Speaking to journalists at the Mobile World Congress this week, Colao said that regulators needed to get real about margins in the industry and stop focussing solely on driving down prices for consumers.
"Returns for the telecoms industry must be better. Regulators should take that into account. We should not be overcharged for spectrum and we should have long spectrum life. They need to take a long-term view of just what technology can do. It’s not just about selling spectrum to squeeze as much money out of telcos as possible. I’m a little bit critical of one or two regulatory elements," he said.
Colao said that attitudes around profitability needed to change at regulatory level, if the industry was to be able to invest the multi billions of dollars in Capex that 5G will require.
"There is still a little bit of a populistic attitude to this topic [of returns and investments]. The reality is that this is not some malign vision where money is just being paid out to shareholders. You need to make money in order to reinvest.
"I am not so sure that we have communicated well enough how important it is to have a higher return on capital, to facilitate higher levels of investment.
"Let’s face it, when I became CEO, Vodafone was investing 10 per cent of its revenues every year in capital investment. Now, we are investing more than 15 per cent. That should correspond to higher returns, but at the moment it isn’t and that is the problem."
Do we really need four operators in each market?
Colao said that the insistence by regulators on there being at least four network operators per market was squeezing profit margins to dangerously low levels.
"Policy makers have to decide what they want. Do they want four operators, five operators, even? Do they want an unlimited number of operators, even though they know that spectrum is limited? Or would they rather have a good level of competition but also have good incentives to invest?
Calao fielded a question from the audience about the emergence of a fourth telco in the Australian market and said that European operators needed to learn lessons from developments down under.
"Australia is a country of 26 million people. Do you really need four operators for 26 million people, when a country like China with 1.3 billion people has only three operators? I think the chances of this fourth Australian operator making any money are pretty close to zero. There needs to be a little bit better thinking about returns. We need to think about how citizens will benefit, because, of course, citizens benefit from low prices – but they also benefit from low latency, from high quality, from good digital solutions," he said.

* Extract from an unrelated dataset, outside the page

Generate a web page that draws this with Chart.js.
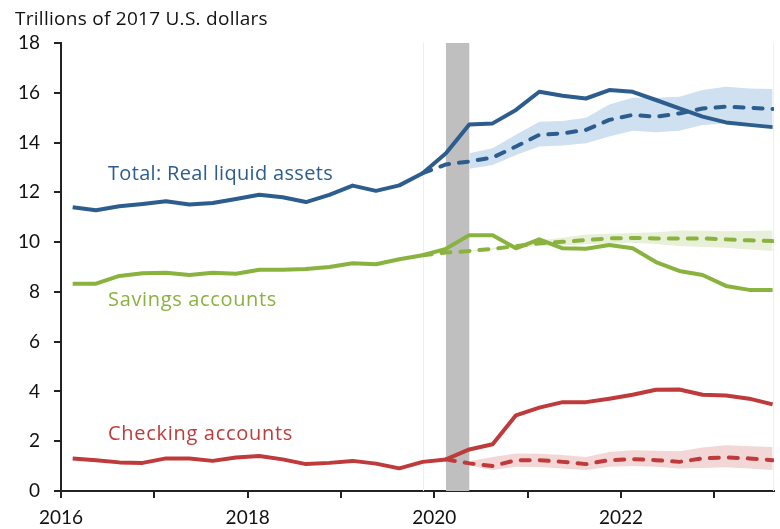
<!DOCTYPE html>
<html>
<head>
<meta charset="utf-8">
<script src="https://cdn.jsdelivr.net/npm/chart.js@4.4.1/dist/chart.umd.min.js"></script>
<style>
  html, body { margin: 0; padding: 0; background: #fff; }
  #wrap { width: 780px; height: 529px; }
</style>
</head>
<body>
<div id="wrap"><canvas id="liquidChart" width="780" height="529"></canvas></div>
<script>
// quarters, 2016Q1 .. 2023Q3
const quarters = [
  '2016Q1','2016Q2','2016Q3','2016Q4','2017Q1','2017Q2','2017Q3','2017Q4',
  '2018Q1','2018Q2','2018Q3','2018Q4','2019Q1','2019Q2','2019Q3','2019Q4',
  '2020Q1','2020Q2','2020Q3','2020Q4','2021Q1','2021Q2','2021Q3','2021Q4',
  '2022Q1','2022Q2','2022Q3','2022Q4','2023Q1','2023Q2','2023Q3'
];

const totalActual = [
  11.40, 11.28, 11.44, 11.53, 11.64, 11.51, 11.57, 11.73,
  11.90, 11.80, 11.61, 11.90, 12.27, 12.06, 12.28, 12.77,
  13.57, 14.73, 14.77, 15.31, 16.04, 15.88, 15.77, 16.11,
  16.04, 15.71, 15.37, 15.04, 14.81, 14.71, 14.62
];
const totalTrend = [
  null, null, null, null, null, null, null, null,
  null, null, null, null, null, null, null, 12.77,
  13.12, 13.24, 13.40, 13.84, 14.31, 14.37, 14.51, 14.91,
  15.11, 15.04, 15.17, 15.37, 15.44, 15.40, 15.35
];
const totalHigh = [
  null, null, null, null, null, null, null, null,
  null, null, null, null, null, null, null, null,
  null, 13.57, 13.77, 14.31, 14.84, 14.87, 15.00, 15.53,
  15.80, 15.80, 15.84, 16.11, 16.24, 16.17, 16.15
];
const totalLow = [
  null, null, null, null, null, null, null, null,
  null, null, null, null, null, null, null, null,
  null, 12.95, 13.10, 13.50, 13.84, 13.88, 13.97, 14.24,
  14.47, 14.41, 14.47, 14.71, 14.77, 14.73, 14.68
];

const savingsActual = [
  8.33, 8.33, 8.64, 8.75, 8.77, 8.68, 8.77, 8.73,
  8.89, 8.89, 8.92, 9.00, 9.15, 9.11, 9.31, 9.47,
  9.73, 10.28, 10.28, 9.75, 10.11, 9.75, 9.73, 9.88,
  9.75, 9.20, 8.84, 8.68, 8.24, 8.08, 8.08
];
const savingsTrend = [
  null, null, null, null, null, null, null, null,
  null, null, null, null, null, null, null, 9.47,
  9.58, 9.64, 9.73, 9.84, 9.95, 10.01, 10.08, 10.15,
  10.17, 10.15, 10.15, 10.15, 10.11, 10.07, 10.04
];
const savingsHigh = [
  null, null, null, null, null, null, null, null,
  null, null, null, null, null, null, null, null,
  null, 9.66, 9.76, 9.90, 10.07, 10.18, 10.31, 10.34,
  10.37, 10.40, 10.47, 10.46, 10.44, 10.45, 10.47
];
const savingsLow = [
  null, null, null, null, null, null, null, null,
  null, null, null, null, null, null, null, null,
  null, 9.62, 9.70, 9.78, 9.84, 9.86, 9.91, 9.94,
  9.97, 9.92, 9.84, 9.80, 9.77, 9.70, 9.64
];

const checkingActual = [
  1.31, 1.24, 1.15, 1.13, 1.31, 1.31, 1.21, 1.35,
  1.41, 1.27, 1.08, 1.13, 1.21, 1.10, 0.91, 1.17,
  1.27, 1.67, 1.88, 3.04, 3.35, 3.57, 3.57, 3.71,
  3.87, 4.07, 4.08, 3.87, 3.84, 3.71, 3.48
];
const checkingTrend = [
  null, null, null, null, null, null, null, null,
  null, null, null, null, null, null, null, null,
  1.27, 1.11, 1.00, 1.24, 1.24, 1.17, 1.08, 1.24,
  1.28, 1.24, 1.17, 1.31, 1.35, 1.31, 1.24
];
const checkingHigh = [
  null, null, null, null, null, null, null, null,
  null, null, null, null, null, null, null, null,
  null, 1.20, 1.37, 1.51, 1.50, 1.45, 1.37, 1.57,
  1.64, 1.62, 1.60, 1.75, 1.84, 1.80, 1.77
];
const checkingLow = [
  null, null, null, null, null, null, null, null,
  null, null, null, null, null, null, null, null,
  null, 1.02, 0.84, 0.97, 0.96, 0.90, 0.84, 0.97,
  1.00, 0.97, 0.90, 0.92, 0.95, 0.90, 0.84
];

const yTicks = [0, 2, 4, 6, 8, 10, 12, 14, 16, 18];
const xLabelYears = [2016, 2018, 2020, 2022];
const recession = [2020.125, 2020.375];
const baseQuarter = 2019.875;

const BLUE = '#2c5d8e';
const GREEN = '#8ab23e';
const RED = '#bf3a3a';
const FONT = 'Lato, "Open Sans", sans-serif';
const LABEL_FONT = '"Open Sans", Lato, sans-serif';

// quarter label -> decimal year at mid quarter
function qx(q) {
  const year = parseInt(q.slice(0, 4));
  const n = parseInt(q.slice(5));
  return year + (n - 1) * 0.25 + 0.125;
}
function pts(arr) {
  return arr.map((v, i) => ({ x: qx(quarters[i]), y: v }));
}

function line(data, color, dashed) {
  return {
    data: pts(data),
    borderColor: color,
    borderWidth: 4,
    borderDash: dashed ? [9, 10] : [],
    borderCapStyle: dashed ? 'round' : 'butt',
    borderJoinStyle: 'round',
    pointRadius: 0,
    fill: false,
    tension: 0
  };
}
function band(data, color, fillTo) {
  return {
    data: pts(data),
    borderWidth: 0,
    borderColor: 'transparent',
    backgroundColor: color,
    pointRadius: 0,
    fill: fillTo,
    tension: 0
  };
}

// text stretched to the width it has in the original
function wideText(ctx, text, x, y, width) {
  ctx.letterSpacing = '0px';
  const w = ctx.measureText(text).width;
  ctx.letterSpacing = ((width - w) / text.length).toFixed(2) + 'px';
  ctx.fillText(text, x, y);
  ctx.letterSpacing = '0px';
}

const annotations = {
  id: 'annotations',
  beforeDatasetsDraw(chart) {
    const ctx = chart.ctx;
    const x = chart.scales.x;
    const area = chart.chartArea;
    ctx.save();
    ctx.strokeStyle = '#eeeeee';
    ctx.lineWidth = 1;
    ctx.beginPath();
    ctx.moveTo(Math.round(x.getPixelForValue(baseQuarter)) + 0.5, area.top);
    ctx.lineTo(Math.round(x.getPixelForValue(baseQuarter)) + 0.5, area.bottom);
    ctx.moveTo(area.right - 0.5, area.top);
    ctx.lineTo(area.right - 0.5, area.bottom);
    ctx.stroke();
    // recession
    const x0 = x.getPixelForValue(recession[0]);
    const x1 = x.getPixelForValue(recession[1]);
    ctx.fillStyle = '#bfbfbf';
    ctx.fillRect(x0, area.top, x1 - x0, area.bottom - area.top);
    ctx.restore();
  },
  afterDraw(chart) {
    const ctx = chart.ctx;
    ctx.save();
    ctx.textBaseline = 'middle';
    ctx.textAlign = 'left';
    ctx.fillStyle = '#111';
    ctx.font = '19px ' + LABEL_FONT;
    wideText(ctx, 'Trillions of 2017 U.S. dollars', 15, 20, 253);
    ctx.font = '20px ' + LABEL_FONT;
    ctx.fillStyle = BLUE;
    wideText(ctx, 'Total: Real liquid assets', 108, 174, 225);
    ctx.fillStyle = GREEN;
    wideText(ctx, 'Savings accounts', 108, 300, 169);
    ctx.fillStyle = RED;
    wideText(ctx, 'Checking accounts', 108, 434, 185);
    ctx.restore();
  }
};

new Chart(document.getElementById('liquidChart'), {
  type: 'line',
  data: {
    datasets: [
      line(totalActual, BLUE, false),
      line(totalTrend, BLUE, true),
      line(savingsActual, GREEN, false),
      line(savingsTrend, GREEN, true),
      line(checkingActual, RED, false),
      line(checkingTrend, RED, true),
      band(totalHigh, '#cfe0f1', '+1'),
      band(totalLow, '#cfe0f1', false),
      band(savingsHigh, '#e8f0d9', '+1'),
      band(savingsLow, '#e8f0d9', false),
      band(checkingHigh, '#f3d6d6', '+1'),
      band(checkingLow, '#f3d6d6', false)
    ]
  },
  options: {
    responsive: false,
    animation: false,
    events: [],
    layout: { padding: { top: 43, right: 6, left: 0, bottom: 0 } },
    plugins: {
      legend: { display: false },
      tooltip: { enabled: false },
      title: { display: false }
    },
    scales: {
      x: {
        type: 'linear',
        min: 2016,
        max: 2023.64,
        afterFit(scale) { scale.height = 38; },
        grid: { display: true, drawOnChartArea: false, drawTicks: true, tickLength: 7, color: '#222', lineWidth: 2 },
        border: { display: true, color: '#222', width: 2 },
        ticks: {
          stepSize: 1,
          includeBounds: false,
          maxRotation: 0,
          autoSkip: false,
          padding: 8,
          color: '#111',
          font: { family: FONT, size: 19 },
          callback: v => xLabelYears.includes(v) ? String(v) : ''
        }
      },
      y: {
        min: yTicks[0],
        max: yTicks[yTicks.length - 1],
        afterFit(scale) { scale.width = 61; },
        afterBuildTicks(scale) { scale.ticks = yTicks.map(v => ({ value: v })); },
        grid: { display: true, drawOnChartArea: false, drawTicks: true, tickLength: 7, color: '#222', lineWidth: 2 },
        border: { display: true, color: '#222', width: 2 },
        ticks: {
          padding: 14,
          color: '#111',
          font: { family: FONT, size: 19 }
        }
      }
    }
  },
  plugins: [annotations]
});
</script>
</body>
</html>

Colao also reserved a portion of his ire for governments across Europe who were trying to cash in on 5G by charging telcos through the nose at 5G spectrum auctions.
"Let me pick on the Italian government for a moment – we have a spectrum auction in 2018 for spectrum that will be released in 2022. So, I am expected to pay money now but I cannot start using it [the spectrum] until 2022. That’s capital that is going nowhere. It’s not an investment, its merely a pre-payment. Is this the right approach?
"I understand that they need to balance the budget, but I feel that we in Europe need to recover the concept of investment. We need people to understand that in order for us to be able to invest, we need, somewhere, to make money. This creates more jobs and better services. It shouldn’t just be about low prices everywhere – we already have low prices [in Europe], especially compared to the US," he said.